Nosotras, que de Barbie sólo tenemos el color de pelo, nos lanzamos sobre los scones, las primorosas cupcakes y las tostadas para conjurar los efectos depresores de la lluvia incesante que juega con nosotras desde hace días.

Pero en ese monono reducto, a metros de la calle Chucarro, la historia de mi vida en Uruguay gira delante de mis ojos como si la torre de platos cargada de calorías fuera un carrousel, y esa visión se multiplica en los espejos que nos rodean.

Veo el hostel que fue mi primera vivienda estable en Montevideo y se encuentra sólo a un par de cuadras; veo a mi primer trabajo y al segundo, que también están a pocos metros de donde estamos sentadas.

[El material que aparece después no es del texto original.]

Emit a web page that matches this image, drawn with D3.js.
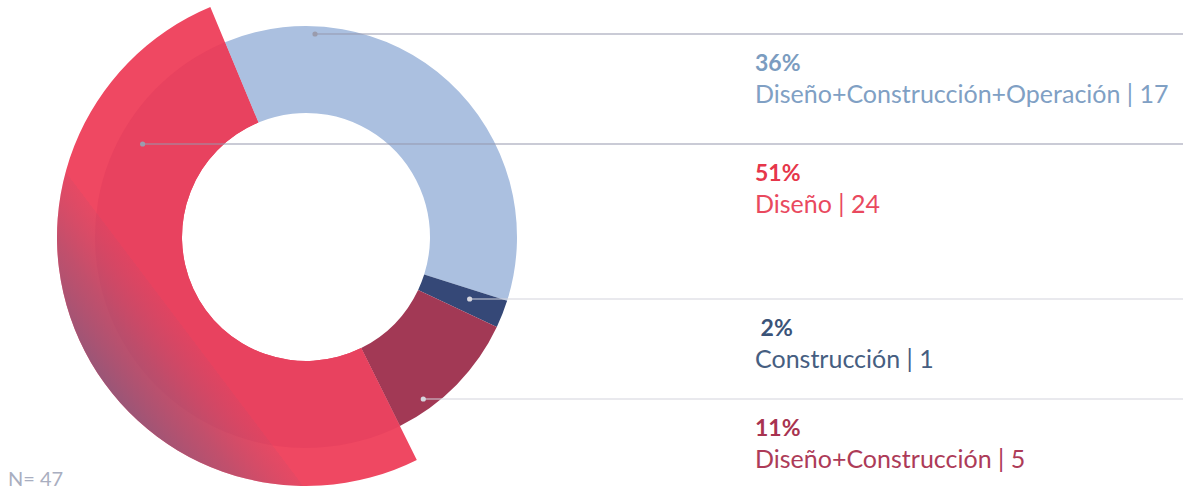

Veo las charlas con mi amiga y ex compañera de trabajo R. que ocurrían literalmente a la vuelta de la esquina, me veo sentada en ese escritorio que escuchó -y desde el que escribí- tantas confesiones y palabras que construyeron castillos con naipes que hoy están en otras manos que barajan el mazo.

Veo la tarde de Colet y dulces decadentes de Carrera que compartí con mi hermano en la rambla durante su primera visita. Veo a todos los hombres con los que salí en mi hasta ahora infructuosa búsqueda del caballero uruguayo perdido, veo a las mujeres que me miraban como a la porteña excéntrica, veo noches de alcohol compartidas y solitarias, felices y desesperadas.

Y sigo viendo también, con esa sonrisa que reaparece cada vez que la torre da una vuelta, al chico del Disco de Chucarro, que quizá esté haciendo sus compras en este mismo momento, en ese mismo lugar.